Plotting code records
═══

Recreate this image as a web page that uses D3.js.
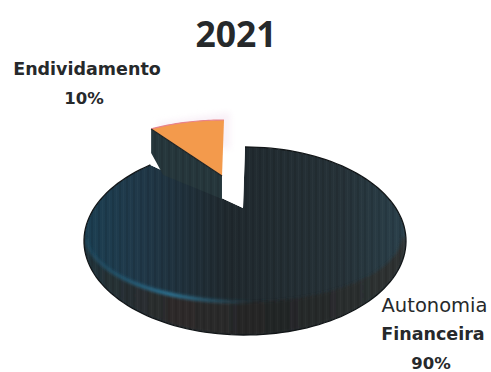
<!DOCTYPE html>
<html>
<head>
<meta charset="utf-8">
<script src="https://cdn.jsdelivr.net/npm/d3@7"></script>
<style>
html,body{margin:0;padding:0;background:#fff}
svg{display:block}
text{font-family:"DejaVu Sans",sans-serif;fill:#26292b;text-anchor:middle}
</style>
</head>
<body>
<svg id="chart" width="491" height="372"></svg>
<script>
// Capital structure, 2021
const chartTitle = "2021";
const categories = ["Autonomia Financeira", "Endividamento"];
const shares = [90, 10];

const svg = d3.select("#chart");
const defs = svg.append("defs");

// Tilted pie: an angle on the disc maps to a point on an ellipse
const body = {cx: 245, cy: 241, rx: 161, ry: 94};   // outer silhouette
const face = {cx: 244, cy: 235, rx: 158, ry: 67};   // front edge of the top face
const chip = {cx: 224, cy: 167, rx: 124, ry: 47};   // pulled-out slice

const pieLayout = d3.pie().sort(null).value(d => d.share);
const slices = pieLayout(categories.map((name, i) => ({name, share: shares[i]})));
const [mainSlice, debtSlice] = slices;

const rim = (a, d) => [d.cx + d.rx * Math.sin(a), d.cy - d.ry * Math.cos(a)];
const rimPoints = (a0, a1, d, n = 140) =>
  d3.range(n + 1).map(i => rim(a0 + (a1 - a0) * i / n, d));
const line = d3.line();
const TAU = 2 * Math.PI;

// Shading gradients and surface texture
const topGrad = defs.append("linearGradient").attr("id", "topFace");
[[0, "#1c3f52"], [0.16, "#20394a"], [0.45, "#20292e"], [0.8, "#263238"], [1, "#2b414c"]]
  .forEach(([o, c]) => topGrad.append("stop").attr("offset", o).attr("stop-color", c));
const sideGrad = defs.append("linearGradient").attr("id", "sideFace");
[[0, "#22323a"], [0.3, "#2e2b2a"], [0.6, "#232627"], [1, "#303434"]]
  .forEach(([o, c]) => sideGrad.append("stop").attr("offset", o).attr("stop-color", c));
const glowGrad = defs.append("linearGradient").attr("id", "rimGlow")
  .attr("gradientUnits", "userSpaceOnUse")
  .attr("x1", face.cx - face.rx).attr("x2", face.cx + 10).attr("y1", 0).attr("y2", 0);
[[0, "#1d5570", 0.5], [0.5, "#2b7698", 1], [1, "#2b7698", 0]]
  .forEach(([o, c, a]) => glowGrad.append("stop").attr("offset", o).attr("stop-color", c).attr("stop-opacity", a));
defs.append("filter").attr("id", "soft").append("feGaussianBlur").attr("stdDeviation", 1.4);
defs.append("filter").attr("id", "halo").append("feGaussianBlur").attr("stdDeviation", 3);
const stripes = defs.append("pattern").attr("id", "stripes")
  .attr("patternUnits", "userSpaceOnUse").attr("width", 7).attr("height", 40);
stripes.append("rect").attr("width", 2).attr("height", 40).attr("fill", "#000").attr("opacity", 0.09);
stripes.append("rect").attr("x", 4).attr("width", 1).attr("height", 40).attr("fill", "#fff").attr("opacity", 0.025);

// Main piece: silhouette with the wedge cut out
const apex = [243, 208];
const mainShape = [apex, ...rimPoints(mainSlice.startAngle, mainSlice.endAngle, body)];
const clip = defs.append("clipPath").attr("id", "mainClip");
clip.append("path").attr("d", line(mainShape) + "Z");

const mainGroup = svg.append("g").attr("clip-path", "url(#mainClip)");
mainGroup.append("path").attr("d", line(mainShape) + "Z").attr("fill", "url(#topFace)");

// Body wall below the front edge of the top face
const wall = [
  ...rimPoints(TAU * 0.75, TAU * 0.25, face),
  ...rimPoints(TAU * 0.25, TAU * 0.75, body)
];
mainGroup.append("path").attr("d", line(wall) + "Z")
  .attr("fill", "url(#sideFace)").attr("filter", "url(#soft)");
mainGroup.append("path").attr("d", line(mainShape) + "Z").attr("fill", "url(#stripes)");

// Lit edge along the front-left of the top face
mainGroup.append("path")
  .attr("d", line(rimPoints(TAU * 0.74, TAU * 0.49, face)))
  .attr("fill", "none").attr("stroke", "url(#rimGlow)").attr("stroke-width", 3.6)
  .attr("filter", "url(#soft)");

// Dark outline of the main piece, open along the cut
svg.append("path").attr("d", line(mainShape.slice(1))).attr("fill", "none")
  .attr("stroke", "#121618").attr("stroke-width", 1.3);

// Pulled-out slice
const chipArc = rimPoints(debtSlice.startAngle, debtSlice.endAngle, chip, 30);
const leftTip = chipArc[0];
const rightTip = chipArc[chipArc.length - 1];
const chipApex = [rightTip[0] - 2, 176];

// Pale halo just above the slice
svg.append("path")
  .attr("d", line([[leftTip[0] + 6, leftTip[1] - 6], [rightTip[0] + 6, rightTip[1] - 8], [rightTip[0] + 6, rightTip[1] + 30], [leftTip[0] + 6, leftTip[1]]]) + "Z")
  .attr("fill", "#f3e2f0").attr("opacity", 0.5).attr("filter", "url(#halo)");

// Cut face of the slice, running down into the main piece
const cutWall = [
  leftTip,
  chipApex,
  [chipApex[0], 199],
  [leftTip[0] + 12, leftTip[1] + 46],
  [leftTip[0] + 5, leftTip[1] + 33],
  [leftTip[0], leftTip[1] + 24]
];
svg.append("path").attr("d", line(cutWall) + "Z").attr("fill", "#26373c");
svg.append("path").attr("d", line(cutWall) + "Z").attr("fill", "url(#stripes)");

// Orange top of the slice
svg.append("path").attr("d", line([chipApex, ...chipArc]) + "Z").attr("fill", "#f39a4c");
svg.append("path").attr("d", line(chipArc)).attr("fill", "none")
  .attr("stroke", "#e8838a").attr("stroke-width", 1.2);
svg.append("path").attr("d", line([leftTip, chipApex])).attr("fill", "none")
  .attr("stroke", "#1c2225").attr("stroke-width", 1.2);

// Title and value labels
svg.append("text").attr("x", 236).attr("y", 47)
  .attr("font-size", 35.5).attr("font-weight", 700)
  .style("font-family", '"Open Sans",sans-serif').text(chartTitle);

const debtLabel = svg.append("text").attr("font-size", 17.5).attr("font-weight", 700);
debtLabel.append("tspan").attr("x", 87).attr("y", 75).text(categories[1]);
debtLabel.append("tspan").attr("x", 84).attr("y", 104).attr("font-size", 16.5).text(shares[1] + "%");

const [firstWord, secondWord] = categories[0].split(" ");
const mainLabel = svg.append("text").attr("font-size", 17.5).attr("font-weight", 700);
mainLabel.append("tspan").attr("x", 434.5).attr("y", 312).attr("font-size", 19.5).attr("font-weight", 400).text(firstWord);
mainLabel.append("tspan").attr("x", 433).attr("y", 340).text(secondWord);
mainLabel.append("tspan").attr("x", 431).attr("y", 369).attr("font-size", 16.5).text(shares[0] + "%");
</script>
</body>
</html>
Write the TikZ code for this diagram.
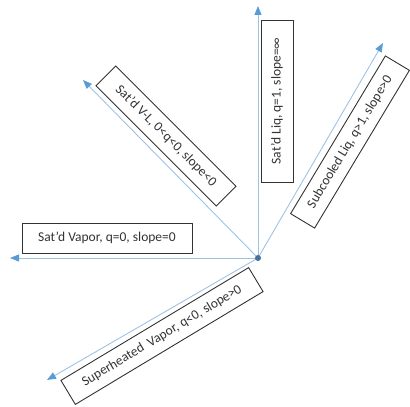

═══

→ Problem to solve
Search the data above for lines holding "this" and copy each of them.

→ Output of the task
Recreate this image as a web page that uses D3.js.
Write the TikZ code for this diagram.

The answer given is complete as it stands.